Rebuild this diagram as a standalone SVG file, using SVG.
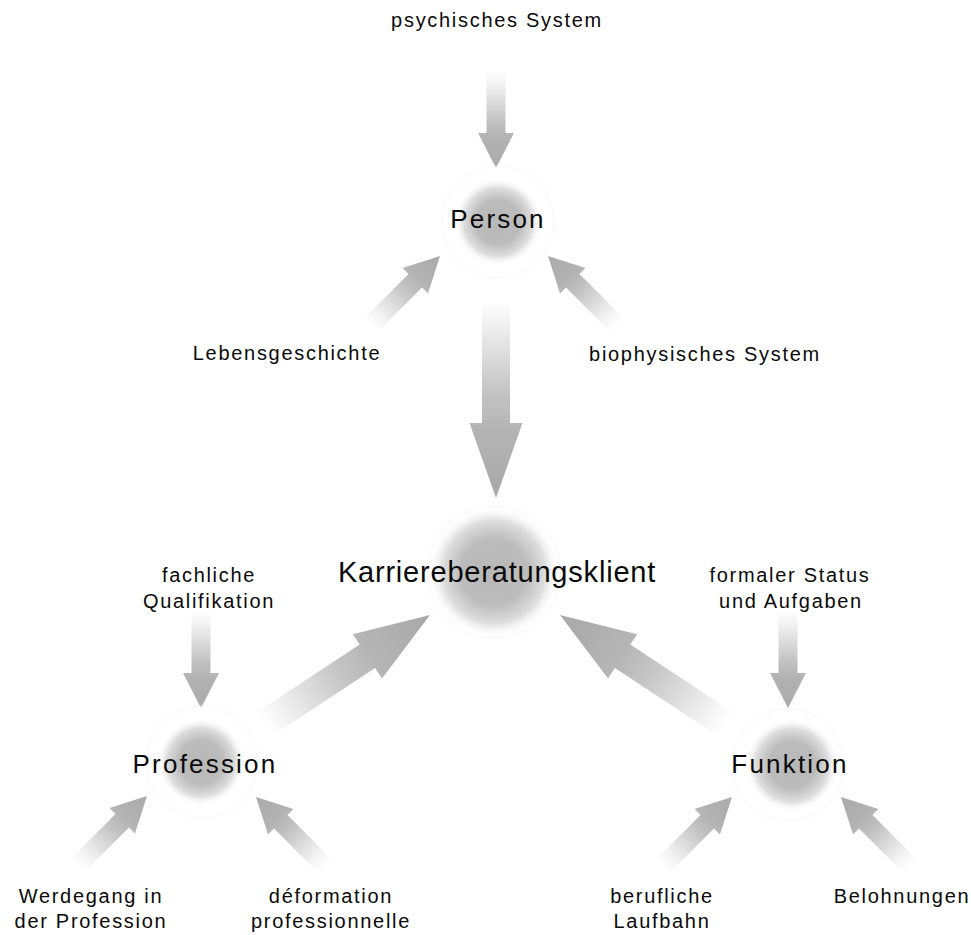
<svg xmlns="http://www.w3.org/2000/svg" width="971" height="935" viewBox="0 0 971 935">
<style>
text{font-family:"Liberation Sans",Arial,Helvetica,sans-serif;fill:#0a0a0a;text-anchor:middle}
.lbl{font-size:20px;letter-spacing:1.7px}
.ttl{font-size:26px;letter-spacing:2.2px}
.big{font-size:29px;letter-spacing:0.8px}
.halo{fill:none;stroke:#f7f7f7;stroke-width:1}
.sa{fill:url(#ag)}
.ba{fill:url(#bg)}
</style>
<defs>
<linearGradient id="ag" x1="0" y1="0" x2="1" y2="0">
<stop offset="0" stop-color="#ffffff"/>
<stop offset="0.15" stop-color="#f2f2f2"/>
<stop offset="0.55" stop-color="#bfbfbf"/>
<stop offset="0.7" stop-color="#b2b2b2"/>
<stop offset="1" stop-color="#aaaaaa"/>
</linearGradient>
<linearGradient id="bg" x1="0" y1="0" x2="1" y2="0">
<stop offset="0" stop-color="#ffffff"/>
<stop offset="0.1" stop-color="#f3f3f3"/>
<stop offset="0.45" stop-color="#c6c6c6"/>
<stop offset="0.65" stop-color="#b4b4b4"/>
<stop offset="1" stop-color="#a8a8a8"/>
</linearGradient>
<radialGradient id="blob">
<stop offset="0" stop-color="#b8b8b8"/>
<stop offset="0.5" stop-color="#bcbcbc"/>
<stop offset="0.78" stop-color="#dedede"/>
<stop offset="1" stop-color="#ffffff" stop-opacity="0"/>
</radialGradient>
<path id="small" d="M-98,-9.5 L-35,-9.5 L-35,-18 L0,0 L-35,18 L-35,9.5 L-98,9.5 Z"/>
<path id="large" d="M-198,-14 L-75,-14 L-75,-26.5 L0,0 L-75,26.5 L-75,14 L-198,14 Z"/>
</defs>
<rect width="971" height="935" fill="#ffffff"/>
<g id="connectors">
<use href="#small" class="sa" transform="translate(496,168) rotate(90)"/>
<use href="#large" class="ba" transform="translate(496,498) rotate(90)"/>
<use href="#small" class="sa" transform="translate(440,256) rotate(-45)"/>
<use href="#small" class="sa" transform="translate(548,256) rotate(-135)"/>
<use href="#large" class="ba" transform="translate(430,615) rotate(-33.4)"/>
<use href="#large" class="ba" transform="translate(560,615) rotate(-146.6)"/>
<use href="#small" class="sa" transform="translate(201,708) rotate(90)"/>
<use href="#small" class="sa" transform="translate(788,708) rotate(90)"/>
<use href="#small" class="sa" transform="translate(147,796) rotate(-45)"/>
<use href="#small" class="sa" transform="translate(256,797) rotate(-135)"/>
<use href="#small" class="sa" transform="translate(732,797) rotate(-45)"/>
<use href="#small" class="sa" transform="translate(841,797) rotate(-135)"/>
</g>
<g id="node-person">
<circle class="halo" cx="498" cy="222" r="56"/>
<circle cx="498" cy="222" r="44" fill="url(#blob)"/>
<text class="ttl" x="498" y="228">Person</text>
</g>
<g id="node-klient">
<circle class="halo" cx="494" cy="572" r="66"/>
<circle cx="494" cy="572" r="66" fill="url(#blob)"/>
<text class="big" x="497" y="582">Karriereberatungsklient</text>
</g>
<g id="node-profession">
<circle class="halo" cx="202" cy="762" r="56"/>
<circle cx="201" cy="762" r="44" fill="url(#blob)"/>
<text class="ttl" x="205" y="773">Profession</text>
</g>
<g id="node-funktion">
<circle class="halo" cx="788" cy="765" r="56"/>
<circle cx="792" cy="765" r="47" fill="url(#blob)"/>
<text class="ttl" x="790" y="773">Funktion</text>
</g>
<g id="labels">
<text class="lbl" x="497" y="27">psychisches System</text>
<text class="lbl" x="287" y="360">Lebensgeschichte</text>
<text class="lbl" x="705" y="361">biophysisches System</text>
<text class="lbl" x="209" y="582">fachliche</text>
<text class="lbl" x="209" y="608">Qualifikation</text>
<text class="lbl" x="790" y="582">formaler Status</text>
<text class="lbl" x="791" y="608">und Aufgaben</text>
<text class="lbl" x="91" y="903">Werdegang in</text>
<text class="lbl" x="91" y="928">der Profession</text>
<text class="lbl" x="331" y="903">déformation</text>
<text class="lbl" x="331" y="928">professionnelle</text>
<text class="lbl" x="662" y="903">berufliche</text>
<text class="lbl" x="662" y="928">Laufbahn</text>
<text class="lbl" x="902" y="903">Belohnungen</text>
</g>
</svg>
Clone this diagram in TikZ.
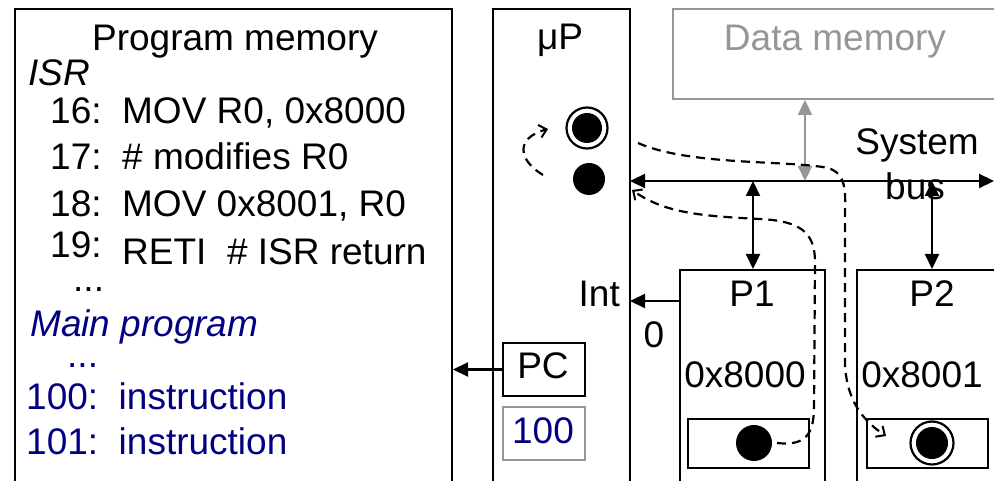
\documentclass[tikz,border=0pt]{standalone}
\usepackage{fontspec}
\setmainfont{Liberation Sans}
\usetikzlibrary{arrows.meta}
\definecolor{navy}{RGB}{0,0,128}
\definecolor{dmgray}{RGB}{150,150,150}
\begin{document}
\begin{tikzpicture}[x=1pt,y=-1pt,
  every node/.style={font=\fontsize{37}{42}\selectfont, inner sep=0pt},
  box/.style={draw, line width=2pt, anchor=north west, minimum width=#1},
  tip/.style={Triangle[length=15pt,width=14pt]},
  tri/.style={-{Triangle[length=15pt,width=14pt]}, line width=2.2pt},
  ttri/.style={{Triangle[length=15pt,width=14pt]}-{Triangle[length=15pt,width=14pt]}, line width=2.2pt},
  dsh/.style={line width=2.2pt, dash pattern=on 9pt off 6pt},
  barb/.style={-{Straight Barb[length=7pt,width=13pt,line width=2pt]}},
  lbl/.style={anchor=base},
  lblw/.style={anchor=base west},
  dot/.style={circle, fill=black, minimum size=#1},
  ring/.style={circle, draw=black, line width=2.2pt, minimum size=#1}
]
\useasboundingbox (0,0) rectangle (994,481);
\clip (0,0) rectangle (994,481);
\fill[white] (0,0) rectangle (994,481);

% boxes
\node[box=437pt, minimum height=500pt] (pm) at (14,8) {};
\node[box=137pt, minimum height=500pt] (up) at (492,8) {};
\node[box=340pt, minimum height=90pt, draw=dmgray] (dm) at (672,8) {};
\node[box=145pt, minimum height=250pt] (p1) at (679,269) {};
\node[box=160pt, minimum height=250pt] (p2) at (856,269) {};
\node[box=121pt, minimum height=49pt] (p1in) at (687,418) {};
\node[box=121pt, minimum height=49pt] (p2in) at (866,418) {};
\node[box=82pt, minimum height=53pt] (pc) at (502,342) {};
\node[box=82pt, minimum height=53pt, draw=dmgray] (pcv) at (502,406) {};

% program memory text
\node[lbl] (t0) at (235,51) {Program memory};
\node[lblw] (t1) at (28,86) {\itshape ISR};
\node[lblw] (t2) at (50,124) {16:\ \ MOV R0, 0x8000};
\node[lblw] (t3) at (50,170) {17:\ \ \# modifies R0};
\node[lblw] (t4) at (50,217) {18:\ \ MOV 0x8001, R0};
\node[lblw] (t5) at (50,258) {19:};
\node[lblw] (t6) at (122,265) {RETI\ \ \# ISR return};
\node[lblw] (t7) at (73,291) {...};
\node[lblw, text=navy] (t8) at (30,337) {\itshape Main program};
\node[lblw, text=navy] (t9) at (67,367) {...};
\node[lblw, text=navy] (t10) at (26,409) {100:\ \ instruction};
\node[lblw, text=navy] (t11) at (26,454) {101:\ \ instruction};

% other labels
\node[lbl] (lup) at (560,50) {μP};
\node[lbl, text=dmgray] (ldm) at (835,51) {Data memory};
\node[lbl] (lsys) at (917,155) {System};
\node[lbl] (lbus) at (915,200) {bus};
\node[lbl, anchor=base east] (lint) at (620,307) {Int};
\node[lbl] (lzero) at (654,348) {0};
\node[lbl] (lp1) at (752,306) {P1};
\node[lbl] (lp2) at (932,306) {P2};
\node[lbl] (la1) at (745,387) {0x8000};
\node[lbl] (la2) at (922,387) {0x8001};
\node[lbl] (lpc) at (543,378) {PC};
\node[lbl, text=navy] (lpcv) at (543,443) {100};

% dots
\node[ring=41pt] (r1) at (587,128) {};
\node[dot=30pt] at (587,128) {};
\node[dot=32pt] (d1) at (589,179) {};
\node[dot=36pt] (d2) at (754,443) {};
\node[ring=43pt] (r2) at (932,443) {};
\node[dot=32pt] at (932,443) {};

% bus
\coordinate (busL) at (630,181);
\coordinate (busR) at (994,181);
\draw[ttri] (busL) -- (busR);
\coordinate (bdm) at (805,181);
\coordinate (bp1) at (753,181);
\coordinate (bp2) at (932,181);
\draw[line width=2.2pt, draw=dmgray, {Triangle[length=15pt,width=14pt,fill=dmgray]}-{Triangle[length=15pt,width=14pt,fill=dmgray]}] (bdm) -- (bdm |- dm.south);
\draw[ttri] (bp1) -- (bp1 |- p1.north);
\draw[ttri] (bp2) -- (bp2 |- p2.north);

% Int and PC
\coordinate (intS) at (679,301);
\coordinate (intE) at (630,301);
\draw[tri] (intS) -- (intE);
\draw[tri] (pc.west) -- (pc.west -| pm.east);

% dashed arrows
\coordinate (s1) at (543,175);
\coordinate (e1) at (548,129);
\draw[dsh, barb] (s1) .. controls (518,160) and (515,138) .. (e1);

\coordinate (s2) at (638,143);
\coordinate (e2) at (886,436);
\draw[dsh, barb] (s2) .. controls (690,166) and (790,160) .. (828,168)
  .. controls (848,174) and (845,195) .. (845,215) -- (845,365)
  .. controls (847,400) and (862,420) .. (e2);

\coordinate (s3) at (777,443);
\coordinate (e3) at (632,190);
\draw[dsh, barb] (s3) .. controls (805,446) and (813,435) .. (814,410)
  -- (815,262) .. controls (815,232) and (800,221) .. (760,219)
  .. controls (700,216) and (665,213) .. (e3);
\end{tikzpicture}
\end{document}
========
Pull out each line holding the string "standalone".

Rebuild this diagram as a standalone SVG file, using SVG.
\documentclass[tikz,border=0pt]{standalone}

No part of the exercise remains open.